The Problem: The "Single Shared Document" Nightmare
Imagine you and a colleague (let's call them Coder A and Coder B) need to edit the same file, app.js.
- Coder A is adding a new user login feature.
- Coder B is adding a new search bar feature.
Without a system like Git, they might:
- Both download
app.js to their computers.
- Coder A works for three hours and adds 50 lines of code for the login feature.
- Coder B works for three hours and adds 40 lines of code for the search bar, in some of the same places.
- Coder A uploads their new version of
app.js to the shared server first. The server now has the login feature.
- A minute later, Coder B uploads their new version. This completely overwrites Coder A's work. The login feature is gone, and only the search bar exists.
This is a classic "last write wins" problem. It leads to lost work, frustration, and a need for constant communication like, "Hey, don't touch app.js today, I'm working on it!"—which completely kills productivity.
The Solution: Git's Branching and Merging Workflow
Git solves this with an elegant workflow that allows for safe, parallel development.
Here’s how it helps your two coders working on the same file:
1. The Stable Foundation: The main Branch
Think of the main branch (sometimes called master) as the official, stable, working version of your project. This is your "source of truth." No one works directly on main.
(main branch) A---B---C (C is the latest stable version)
2. Branching: Creating Isolated Sandboxes
When Coder A and Coder B start their tasks, they each create a branch. A branch is essentially a personal copy of the project at a specific point in time.
- Coder A creates a
login-feature branch.
- Coder B creates a
search-bar branch.
(login-feature branch)
/
(main branch) A---B---C
\
(search-bar branch)
Now, they are working in complete isolation.

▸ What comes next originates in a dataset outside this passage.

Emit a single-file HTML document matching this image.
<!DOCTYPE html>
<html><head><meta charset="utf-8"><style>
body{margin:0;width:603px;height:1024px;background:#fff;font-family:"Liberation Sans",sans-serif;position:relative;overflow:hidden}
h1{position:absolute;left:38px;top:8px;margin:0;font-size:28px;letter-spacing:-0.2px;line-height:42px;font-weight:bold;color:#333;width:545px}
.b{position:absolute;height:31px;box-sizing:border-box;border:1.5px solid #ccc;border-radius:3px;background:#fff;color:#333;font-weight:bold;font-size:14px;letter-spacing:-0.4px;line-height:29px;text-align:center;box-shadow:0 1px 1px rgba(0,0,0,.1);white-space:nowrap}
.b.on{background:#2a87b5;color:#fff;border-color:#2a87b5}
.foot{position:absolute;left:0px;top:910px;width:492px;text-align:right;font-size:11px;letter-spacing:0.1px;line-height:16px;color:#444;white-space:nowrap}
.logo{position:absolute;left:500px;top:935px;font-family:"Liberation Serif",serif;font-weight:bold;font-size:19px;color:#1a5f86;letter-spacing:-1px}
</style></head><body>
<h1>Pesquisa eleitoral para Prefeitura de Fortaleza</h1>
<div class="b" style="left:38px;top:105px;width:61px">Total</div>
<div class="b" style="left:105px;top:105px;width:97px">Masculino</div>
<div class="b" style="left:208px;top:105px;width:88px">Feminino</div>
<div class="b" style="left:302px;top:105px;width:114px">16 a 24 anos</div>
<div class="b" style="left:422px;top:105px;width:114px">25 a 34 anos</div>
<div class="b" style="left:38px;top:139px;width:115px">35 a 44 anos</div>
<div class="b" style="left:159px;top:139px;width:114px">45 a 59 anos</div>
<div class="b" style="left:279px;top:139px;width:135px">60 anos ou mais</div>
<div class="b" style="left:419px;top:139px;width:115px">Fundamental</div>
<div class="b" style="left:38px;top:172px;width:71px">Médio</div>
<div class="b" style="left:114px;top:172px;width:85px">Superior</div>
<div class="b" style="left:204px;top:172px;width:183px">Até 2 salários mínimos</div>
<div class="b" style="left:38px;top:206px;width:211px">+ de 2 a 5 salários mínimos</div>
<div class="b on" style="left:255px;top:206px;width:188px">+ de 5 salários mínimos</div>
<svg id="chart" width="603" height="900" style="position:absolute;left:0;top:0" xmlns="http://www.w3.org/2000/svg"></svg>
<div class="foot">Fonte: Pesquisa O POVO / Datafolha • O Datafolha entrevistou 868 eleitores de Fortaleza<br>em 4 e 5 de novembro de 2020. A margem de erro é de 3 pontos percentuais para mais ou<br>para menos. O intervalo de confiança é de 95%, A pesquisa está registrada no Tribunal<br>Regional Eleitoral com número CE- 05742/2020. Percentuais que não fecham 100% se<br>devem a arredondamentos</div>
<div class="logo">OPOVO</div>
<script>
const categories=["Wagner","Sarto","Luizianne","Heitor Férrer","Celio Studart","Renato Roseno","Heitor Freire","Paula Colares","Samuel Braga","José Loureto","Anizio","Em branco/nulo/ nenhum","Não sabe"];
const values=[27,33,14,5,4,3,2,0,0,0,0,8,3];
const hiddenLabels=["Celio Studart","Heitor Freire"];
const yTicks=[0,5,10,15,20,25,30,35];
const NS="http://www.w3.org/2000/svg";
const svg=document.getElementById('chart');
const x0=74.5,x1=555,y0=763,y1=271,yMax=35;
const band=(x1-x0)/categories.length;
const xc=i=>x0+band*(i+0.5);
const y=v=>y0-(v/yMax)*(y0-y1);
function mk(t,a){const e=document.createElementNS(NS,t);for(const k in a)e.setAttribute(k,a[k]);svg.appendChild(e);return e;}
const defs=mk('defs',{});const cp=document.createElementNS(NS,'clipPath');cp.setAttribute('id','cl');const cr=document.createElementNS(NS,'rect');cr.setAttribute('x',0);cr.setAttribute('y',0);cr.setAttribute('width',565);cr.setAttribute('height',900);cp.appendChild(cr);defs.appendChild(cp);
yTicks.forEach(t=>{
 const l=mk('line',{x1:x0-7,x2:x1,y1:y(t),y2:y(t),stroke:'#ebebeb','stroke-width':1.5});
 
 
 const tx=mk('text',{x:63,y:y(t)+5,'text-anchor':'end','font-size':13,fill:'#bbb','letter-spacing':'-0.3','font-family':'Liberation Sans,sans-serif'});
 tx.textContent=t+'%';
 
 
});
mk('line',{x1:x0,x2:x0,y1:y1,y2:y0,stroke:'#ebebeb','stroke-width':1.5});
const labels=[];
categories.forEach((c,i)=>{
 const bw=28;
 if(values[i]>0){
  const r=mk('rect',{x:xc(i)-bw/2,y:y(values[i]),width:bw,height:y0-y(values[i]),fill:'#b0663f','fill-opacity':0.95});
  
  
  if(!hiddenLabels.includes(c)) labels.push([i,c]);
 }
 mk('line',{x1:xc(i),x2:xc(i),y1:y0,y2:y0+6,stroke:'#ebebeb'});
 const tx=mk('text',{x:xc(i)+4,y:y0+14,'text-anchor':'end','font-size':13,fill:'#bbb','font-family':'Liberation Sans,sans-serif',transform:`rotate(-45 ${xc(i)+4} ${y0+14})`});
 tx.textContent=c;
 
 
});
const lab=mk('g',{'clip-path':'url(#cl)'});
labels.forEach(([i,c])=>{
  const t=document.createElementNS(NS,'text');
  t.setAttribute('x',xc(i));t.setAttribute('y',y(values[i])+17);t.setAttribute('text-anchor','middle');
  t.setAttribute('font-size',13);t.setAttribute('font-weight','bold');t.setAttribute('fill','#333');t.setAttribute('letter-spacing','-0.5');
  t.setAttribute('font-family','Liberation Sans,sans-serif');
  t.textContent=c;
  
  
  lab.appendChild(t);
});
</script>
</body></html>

Any changes Coder A makes to app.js on their login-feature branch are invisible to Coder B, and vice-versa. They can both edit the same file without fear of overwriting each other's work.
3. Working in Parallel
Coder A adds commits to their branch, and Coder B adds commits to theirs. The project history now looks like this:
D---E (Coder A's login work)
/
(main branch) A---B---C
\
F---G (Coder B's search bar work)
The main branch remains untouched and stable. If the CEO needs a demo, you can always rely on the code in main.
4. Merging: Combining the Features
This is the magic step. When a feature is complete, it gets merged back into main.

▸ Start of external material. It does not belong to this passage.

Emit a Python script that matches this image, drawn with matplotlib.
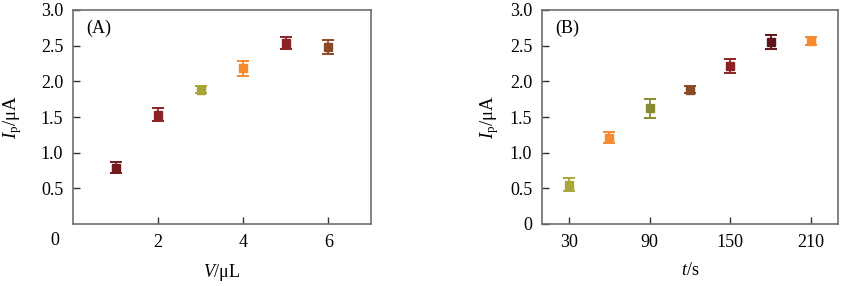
import matplotlib.pyplot as plt

plt.rcParams['font.family'] = ['Liberation Serif', 'DejaVu Serif']
plt.rcParams['mathtext.fontset'] = 'custom'
plt.rcParams['mathtext.rm'] = 'Liberation Serif'
plt.rcParams['mathtext.it'] = 'Liberation Serif:italic'

# panel A: volume
vol = [1, 2, 3, 4, 5, 6]
ip_vol = [0.79, 1.535, 1.885, 2.18, 2.535, 2.48]
err_vol = [0.08, 0.09, 0.05, 0.11, 0.08, 0.1]
col_vol = ['#721a1c', '#8a2226', '#a8a534', '#f7892e', '#8a2226', '#8b4a26']

# panel B: time
t = [30, 60, 90, 120, 150, 180, 210]
ip_t = [0.55, 1.21, 1.62, 1.885, 2.22, 2.55, 2.565]
err_t = [0.09, 0.08, 0.13, 0.05, 0.1, 0.1, 0.05]
col_t = ['#aaa63a', '#f7892e', '#8a8a30', '#8b4a26', '#8a2226', '#5e1418', '#f7892e']

fig = plt.figure(figsize=(8.47, 2.86), dpi=100)
axA = fig.add_axes([73/847, 62/286, 298/847, 214/286])
axB = fig.add_axes([542/847, 62/286, 296/847, 214/286])

def draw(ax, xs, ys, es, cs):
    for x, y, e, c in zip(xs, ys, es, cs):
        ax.errorbar(x, y, yerr=e, fmt='s', color=c, ms=5.5, capsize=4,
                    elinewidth=1.3, capthick=1.4)
    ax.set_ylim(0, 3.0)
    for s in ax.spines.values():
        s.set_color('#6e6e6e')
        s.set_linewidth(1.2)
    ax.tick_params(direction='in', length=5, width=1, color='#333333',
                   labelsize=13, pad=7)

draw(axA, vol, ip_vol, err_vol, col_vol)
axA.set_xlim(0, 7)
axA.set_xticks([2, 4, 6])
axA.set_yticks([0.5, 1.0, 1.5, 2.0, 2.5, 3.0])
axA.set_yticklabels(['0.5', '1.0', '1.5', '2.0', '2.5', '3.0'])
axA.text(-0.045, -0.075, '0', transform=axA.transAxes, fontsize=13,
         ha='right', va='center')
axA.set_xlabel(r'$\mathit{V}$/μL', fontsize=13, labelpad=8)
axA.set_ylabel(r'$\mathit{I}_\mathrm{p}$/μA', fontsize=13.5, labelpad=12)
axA.text(0.045, 0.955, '(A)', transform=axA.transAxes, fontsize=13, va='top')

draw(axB, t, ip_t, err_t, col_t)
axB.set_xlim(10, 230)
axB.set_xticks([30, 90, 150, 210])
axB.set_yticks([0, 0.5, 1.0, 1.5, 2.0, 2.5, 3.0])
axB.set_yticklabels(['0', '0.5', '1.0', '1.5', '2.0', '2.5', '3.0'])
axB.set_xlabel(r'$\mathit{t}$/s', fontsize=13, labelpad=8)
axB.set_ylabel(r'$\mathit{I}_\mathrm{p}$/μA', fontsize=13.5, labelpad=6)
axB.text(0.045, 0.955, '(B)', transform=axB.transAxes, fontsize=13, va='top')

fig.savefig('out.png', dpi=100)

Scenario 1: Coder A finishes first.
Coder A opens a Pull Request (or Merge Request), which is a formal way of saying, "I'm done with my work on the login-feature branch. Can someone please review it and approve merging it into main?"

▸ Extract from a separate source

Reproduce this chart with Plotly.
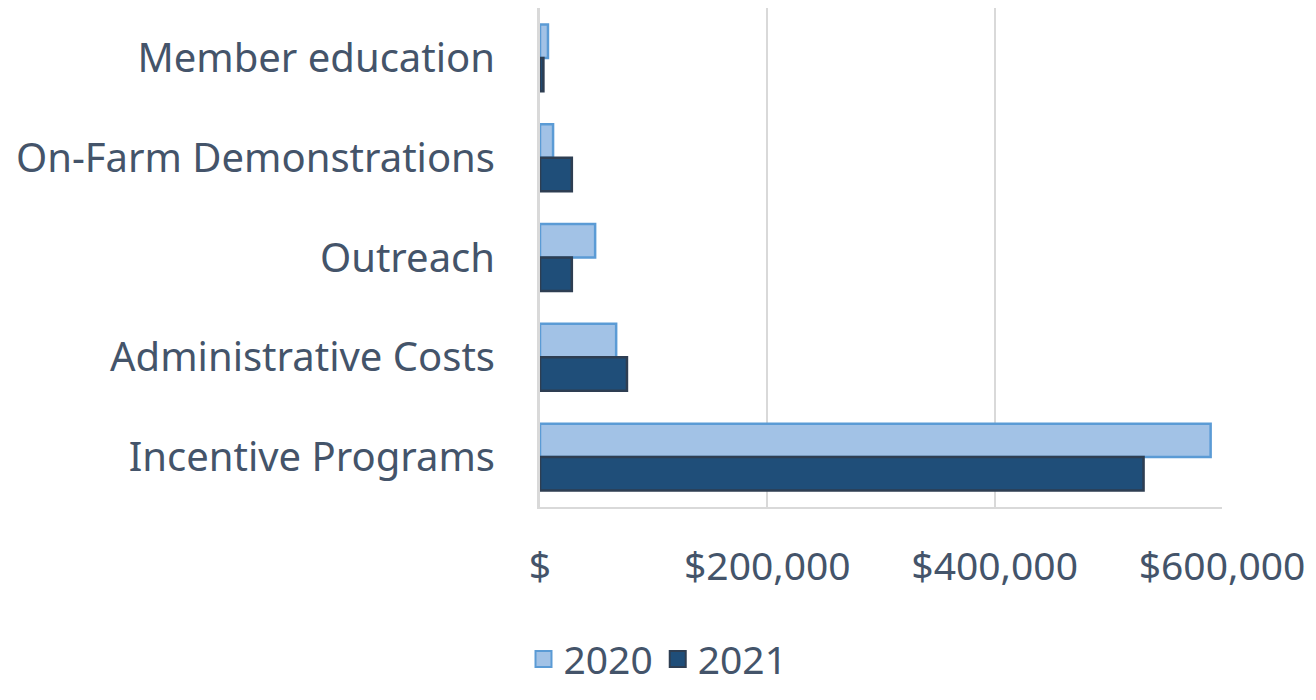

The team reviews the code, and it's approved. The merge happens.
D---E
/ \
(main branch) A---B---C-------H (H is the new "merge commit")
\
F---G
The main branch now contains the original code plus Coder A's login feature.
Scenario 2: Coder B now wants to merge.
Coder B's search-bar branch is now "behind" the main branch. Before they can merge, they must first update their branch with the latest changes from main.
# While on the search-bar branch
git pull origin main
Git will now try to automatically merge the changes from main (which include the login feature) into Coder B's branch.
The Easy Case (No Conflict): If Coder A and Coder B worked on completely different parts of app.js (e.g., A worked at the top, B worked at the bottom), Git will seamlessly merge the changes. No manual work needed.
The Harder Case (Merge Conflict): If both coders edited the exact same lines in app.js, Git will pause and say, "I don't know which version to keep. You, the human, need to decide." This is a merge conflict. It will mark the file like this:
<<<<<<< HEAD
// Coder B's search bar code that conflicts
=======
// Coder A's login code that conflicts
>>>>>>> main
Coder B then simply edits the file to resolve the conflict—they might keep their code, keep the other code, or combine them. Once resolved, they commit the file and can finish their merge. The key is that the conflict is handled by one developer on their own branch, not on the main branch where it could break things for everyone.
Summary of How It Helps:
- Isolation: Developers can work on new, experimental, or even broken code without affecting the stable
main codebase.
- Parallel Development: Multiple developers can work on the same file at the same time, dramatically increasing team velocity.
- Structured Integration: Merging (and Pull Requests) provides a formal process for code review and quality control before new code is added to the main project.
- Conflict Management: Git provides a clear and robust system for identifying and resolving conflicts when they inevitably occur, ensuring no work is accidentally lost.
In short, branching and merging transform a chaotic, error-prone process into a safe, organized, and highly efficient workflow, which is the foundation of modern collaborative software development.